**Extracted information:**
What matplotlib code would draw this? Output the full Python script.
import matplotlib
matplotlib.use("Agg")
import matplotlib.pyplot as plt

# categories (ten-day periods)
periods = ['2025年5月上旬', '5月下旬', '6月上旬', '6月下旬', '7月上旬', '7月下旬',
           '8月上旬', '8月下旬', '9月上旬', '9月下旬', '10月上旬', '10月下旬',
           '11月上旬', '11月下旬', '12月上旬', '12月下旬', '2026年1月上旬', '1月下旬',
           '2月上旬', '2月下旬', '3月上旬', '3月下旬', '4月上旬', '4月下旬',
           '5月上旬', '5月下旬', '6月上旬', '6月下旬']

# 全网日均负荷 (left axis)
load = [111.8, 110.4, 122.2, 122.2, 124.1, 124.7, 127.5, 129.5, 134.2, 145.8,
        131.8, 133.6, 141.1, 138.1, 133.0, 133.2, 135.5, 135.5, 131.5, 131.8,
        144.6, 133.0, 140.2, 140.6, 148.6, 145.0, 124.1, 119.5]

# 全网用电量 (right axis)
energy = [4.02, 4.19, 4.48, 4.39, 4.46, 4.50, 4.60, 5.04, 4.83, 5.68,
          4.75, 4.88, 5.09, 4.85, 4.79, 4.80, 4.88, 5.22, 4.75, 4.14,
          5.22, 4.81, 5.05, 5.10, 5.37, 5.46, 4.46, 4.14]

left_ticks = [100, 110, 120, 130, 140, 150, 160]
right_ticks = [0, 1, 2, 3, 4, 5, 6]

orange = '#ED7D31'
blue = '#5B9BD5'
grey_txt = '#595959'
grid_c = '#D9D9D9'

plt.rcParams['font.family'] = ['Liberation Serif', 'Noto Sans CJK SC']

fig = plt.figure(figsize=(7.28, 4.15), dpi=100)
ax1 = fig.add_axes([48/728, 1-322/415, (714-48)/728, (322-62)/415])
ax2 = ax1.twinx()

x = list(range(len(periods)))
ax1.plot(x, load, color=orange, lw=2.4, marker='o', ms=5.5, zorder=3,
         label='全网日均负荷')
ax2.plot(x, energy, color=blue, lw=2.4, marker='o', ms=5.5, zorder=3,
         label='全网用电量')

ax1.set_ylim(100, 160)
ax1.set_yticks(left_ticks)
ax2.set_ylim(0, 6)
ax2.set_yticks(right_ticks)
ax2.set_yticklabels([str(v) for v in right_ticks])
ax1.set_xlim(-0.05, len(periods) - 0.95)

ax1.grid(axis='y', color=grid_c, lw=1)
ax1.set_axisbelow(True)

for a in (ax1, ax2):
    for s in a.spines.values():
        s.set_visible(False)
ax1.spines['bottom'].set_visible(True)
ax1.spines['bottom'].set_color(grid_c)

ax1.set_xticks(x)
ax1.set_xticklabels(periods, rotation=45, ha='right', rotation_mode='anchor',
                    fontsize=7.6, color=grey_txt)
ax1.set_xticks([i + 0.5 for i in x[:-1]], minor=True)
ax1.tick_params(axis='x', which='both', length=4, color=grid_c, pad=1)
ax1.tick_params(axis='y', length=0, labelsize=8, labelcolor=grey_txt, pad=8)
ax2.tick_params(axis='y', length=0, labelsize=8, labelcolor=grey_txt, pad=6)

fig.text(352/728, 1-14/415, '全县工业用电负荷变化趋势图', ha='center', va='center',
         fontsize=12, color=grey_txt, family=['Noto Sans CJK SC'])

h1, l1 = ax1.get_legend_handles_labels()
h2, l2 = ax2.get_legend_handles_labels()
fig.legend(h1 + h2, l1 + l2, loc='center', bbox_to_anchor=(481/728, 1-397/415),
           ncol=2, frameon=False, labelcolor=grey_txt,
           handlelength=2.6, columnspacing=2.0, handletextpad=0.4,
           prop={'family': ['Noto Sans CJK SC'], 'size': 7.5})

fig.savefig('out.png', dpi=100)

==

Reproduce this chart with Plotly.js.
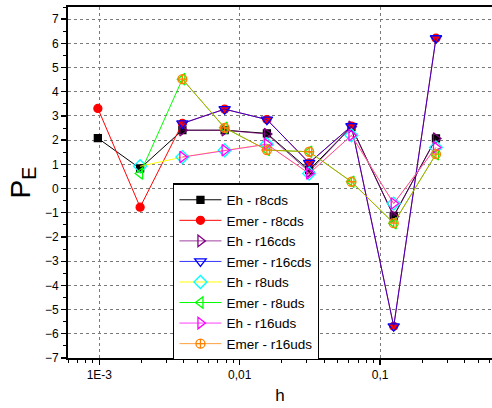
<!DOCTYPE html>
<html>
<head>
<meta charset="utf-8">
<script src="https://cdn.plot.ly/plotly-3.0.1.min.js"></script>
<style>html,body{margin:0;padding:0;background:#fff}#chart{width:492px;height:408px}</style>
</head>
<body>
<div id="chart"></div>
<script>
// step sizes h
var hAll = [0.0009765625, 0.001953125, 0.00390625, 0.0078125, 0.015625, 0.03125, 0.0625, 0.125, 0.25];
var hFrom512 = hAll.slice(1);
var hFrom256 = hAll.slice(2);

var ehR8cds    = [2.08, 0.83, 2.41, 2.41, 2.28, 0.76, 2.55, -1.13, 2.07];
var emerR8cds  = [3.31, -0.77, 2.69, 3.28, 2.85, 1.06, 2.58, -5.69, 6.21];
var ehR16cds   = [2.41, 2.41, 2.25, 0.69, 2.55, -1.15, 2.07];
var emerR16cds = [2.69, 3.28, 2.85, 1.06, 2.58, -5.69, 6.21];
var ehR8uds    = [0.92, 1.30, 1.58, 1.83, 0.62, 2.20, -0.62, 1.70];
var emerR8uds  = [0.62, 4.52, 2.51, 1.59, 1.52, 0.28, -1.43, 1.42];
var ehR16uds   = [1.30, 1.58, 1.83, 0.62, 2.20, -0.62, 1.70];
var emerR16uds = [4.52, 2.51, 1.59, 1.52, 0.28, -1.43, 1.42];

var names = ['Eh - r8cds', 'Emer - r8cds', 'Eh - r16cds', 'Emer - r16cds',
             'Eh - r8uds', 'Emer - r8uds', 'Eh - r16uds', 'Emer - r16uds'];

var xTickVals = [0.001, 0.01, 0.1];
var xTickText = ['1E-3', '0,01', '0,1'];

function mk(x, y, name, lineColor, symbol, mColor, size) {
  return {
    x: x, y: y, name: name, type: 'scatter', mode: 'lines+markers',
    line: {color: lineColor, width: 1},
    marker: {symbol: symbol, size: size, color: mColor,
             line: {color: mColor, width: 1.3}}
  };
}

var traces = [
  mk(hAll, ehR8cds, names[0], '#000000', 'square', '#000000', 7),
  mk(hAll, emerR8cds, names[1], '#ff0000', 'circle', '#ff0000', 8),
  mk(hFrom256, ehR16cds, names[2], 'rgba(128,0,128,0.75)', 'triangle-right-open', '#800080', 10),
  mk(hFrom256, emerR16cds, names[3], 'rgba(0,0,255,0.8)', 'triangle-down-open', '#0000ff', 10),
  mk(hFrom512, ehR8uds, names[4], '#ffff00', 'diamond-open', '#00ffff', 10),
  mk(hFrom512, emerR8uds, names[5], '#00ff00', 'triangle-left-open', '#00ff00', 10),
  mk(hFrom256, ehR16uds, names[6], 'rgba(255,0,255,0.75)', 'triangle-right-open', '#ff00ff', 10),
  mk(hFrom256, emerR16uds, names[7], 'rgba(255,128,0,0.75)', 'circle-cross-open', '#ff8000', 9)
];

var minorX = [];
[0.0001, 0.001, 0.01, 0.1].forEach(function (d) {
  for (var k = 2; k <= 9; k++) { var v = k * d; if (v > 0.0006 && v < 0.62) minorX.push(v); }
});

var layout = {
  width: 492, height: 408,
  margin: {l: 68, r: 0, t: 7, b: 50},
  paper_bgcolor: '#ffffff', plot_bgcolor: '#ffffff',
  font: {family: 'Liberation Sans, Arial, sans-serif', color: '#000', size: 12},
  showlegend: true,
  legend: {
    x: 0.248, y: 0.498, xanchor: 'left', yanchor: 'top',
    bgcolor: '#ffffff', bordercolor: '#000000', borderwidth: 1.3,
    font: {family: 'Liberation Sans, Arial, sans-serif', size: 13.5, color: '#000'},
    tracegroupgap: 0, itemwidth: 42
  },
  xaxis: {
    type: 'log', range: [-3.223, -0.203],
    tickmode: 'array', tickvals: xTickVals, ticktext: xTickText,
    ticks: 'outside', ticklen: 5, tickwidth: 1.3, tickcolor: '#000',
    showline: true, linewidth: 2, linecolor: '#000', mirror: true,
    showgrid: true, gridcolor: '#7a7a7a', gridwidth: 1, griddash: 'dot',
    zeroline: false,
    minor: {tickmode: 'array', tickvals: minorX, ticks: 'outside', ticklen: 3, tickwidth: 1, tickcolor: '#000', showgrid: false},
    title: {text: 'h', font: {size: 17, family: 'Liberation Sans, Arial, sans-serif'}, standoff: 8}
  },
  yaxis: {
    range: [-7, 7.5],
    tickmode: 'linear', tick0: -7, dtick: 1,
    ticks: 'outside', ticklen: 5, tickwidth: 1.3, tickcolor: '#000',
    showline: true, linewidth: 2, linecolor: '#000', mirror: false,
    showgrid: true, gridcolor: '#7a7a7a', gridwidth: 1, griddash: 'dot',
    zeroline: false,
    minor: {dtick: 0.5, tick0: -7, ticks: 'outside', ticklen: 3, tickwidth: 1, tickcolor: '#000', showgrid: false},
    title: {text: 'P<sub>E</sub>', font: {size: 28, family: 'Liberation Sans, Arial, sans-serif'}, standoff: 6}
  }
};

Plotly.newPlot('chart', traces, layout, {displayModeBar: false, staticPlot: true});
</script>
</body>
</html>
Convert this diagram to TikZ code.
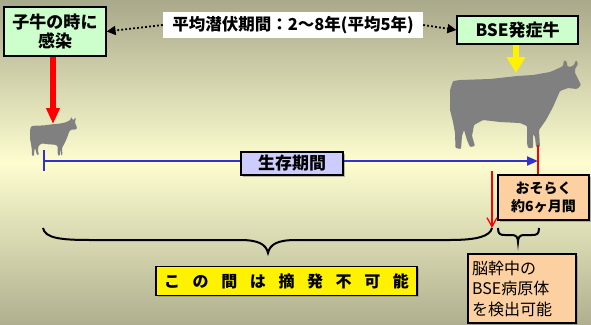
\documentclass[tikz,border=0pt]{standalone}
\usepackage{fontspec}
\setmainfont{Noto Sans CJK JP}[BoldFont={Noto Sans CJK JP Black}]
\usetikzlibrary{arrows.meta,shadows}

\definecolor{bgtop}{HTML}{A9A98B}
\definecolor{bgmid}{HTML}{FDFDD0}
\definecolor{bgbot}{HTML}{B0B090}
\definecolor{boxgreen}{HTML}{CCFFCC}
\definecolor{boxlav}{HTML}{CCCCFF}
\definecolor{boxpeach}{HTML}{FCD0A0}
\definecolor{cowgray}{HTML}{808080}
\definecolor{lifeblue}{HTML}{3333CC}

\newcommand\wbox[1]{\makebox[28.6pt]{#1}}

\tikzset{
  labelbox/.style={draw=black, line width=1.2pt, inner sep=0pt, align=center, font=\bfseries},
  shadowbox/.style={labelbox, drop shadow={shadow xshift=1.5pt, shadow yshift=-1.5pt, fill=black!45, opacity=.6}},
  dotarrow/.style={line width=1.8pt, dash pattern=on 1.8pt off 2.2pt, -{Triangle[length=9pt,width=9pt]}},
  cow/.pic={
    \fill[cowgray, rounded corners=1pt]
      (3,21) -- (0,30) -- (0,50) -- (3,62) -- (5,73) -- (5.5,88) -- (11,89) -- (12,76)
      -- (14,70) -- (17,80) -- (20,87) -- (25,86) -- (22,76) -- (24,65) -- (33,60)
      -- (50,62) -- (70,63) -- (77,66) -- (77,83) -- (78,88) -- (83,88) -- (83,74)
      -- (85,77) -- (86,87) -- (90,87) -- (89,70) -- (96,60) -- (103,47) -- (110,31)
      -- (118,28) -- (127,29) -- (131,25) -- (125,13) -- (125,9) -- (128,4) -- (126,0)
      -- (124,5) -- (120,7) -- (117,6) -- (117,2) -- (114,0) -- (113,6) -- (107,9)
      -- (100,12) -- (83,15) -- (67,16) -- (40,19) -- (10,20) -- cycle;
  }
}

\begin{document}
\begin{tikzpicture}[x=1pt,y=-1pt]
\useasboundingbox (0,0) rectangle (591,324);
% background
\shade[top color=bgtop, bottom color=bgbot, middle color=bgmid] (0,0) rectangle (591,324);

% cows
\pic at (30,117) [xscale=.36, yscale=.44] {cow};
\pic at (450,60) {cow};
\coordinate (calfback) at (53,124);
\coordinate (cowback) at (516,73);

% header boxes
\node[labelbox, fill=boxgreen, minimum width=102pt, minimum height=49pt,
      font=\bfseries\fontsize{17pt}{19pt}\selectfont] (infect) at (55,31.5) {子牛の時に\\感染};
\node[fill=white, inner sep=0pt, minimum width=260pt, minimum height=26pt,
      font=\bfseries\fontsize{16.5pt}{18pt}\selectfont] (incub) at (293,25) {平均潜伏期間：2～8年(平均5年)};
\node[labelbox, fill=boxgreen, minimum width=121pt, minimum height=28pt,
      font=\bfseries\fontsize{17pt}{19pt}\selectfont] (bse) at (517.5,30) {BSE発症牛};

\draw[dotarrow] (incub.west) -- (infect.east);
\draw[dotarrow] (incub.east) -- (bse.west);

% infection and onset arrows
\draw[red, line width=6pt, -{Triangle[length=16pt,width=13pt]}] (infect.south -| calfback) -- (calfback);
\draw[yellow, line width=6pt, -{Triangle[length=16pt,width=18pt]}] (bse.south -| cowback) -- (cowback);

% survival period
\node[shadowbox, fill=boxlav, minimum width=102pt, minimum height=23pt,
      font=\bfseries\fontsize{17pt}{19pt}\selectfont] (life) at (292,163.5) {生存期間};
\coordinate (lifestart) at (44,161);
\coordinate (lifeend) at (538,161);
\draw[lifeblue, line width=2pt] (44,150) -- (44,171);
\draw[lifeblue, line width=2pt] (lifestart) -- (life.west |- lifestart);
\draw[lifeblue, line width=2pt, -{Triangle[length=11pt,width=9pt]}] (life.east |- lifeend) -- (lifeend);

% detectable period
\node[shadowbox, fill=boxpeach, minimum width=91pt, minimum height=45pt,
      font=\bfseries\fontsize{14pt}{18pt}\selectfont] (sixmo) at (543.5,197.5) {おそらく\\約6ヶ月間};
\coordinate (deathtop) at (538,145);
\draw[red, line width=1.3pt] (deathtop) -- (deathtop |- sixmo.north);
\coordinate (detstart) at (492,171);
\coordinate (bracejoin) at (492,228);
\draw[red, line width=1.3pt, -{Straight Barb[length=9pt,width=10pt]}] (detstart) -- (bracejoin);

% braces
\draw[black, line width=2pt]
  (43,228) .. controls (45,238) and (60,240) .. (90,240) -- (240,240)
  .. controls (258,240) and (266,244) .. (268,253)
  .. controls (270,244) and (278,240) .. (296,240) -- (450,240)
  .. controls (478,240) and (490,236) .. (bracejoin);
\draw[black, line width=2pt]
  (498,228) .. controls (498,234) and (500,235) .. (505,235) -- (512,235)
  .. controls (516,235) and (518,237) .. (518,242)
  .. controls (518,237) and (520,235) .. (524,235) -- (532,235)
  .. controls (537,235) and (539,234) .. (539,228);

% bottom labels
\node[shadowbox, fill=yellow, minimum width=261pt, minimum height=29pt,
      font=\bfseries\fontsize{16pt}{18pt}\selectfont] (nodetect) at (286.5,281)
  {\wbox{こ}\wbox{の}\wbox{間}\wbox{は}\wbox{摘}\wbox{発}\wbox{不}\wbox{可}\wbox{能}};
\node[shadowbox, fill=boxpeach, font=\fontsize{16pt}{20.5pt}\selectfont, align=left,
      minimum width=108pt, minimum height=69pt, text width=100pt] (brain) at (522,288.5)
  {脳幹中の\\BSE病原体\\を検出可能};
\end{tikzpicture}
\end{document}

==

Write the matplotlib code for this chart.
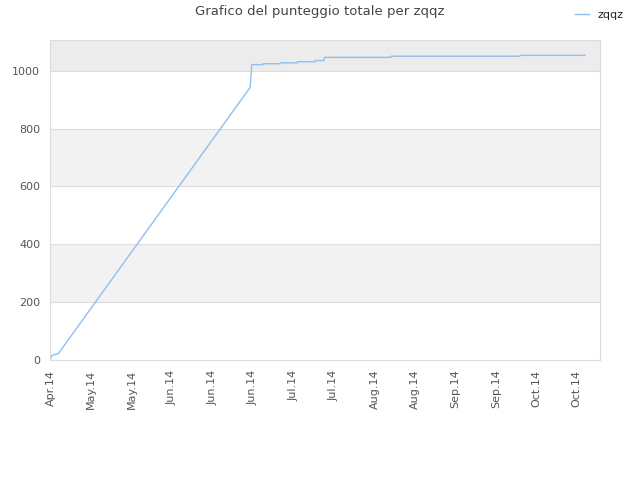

**Directions for this task:** Go through the data and gather every line that holds "script".

**Reply:**
What matplotlib code would draw this? Output the full Python script.
<script src="https://cdn.plot.ly/plotly-3.0.1.min.js"></script>
<script>
</script>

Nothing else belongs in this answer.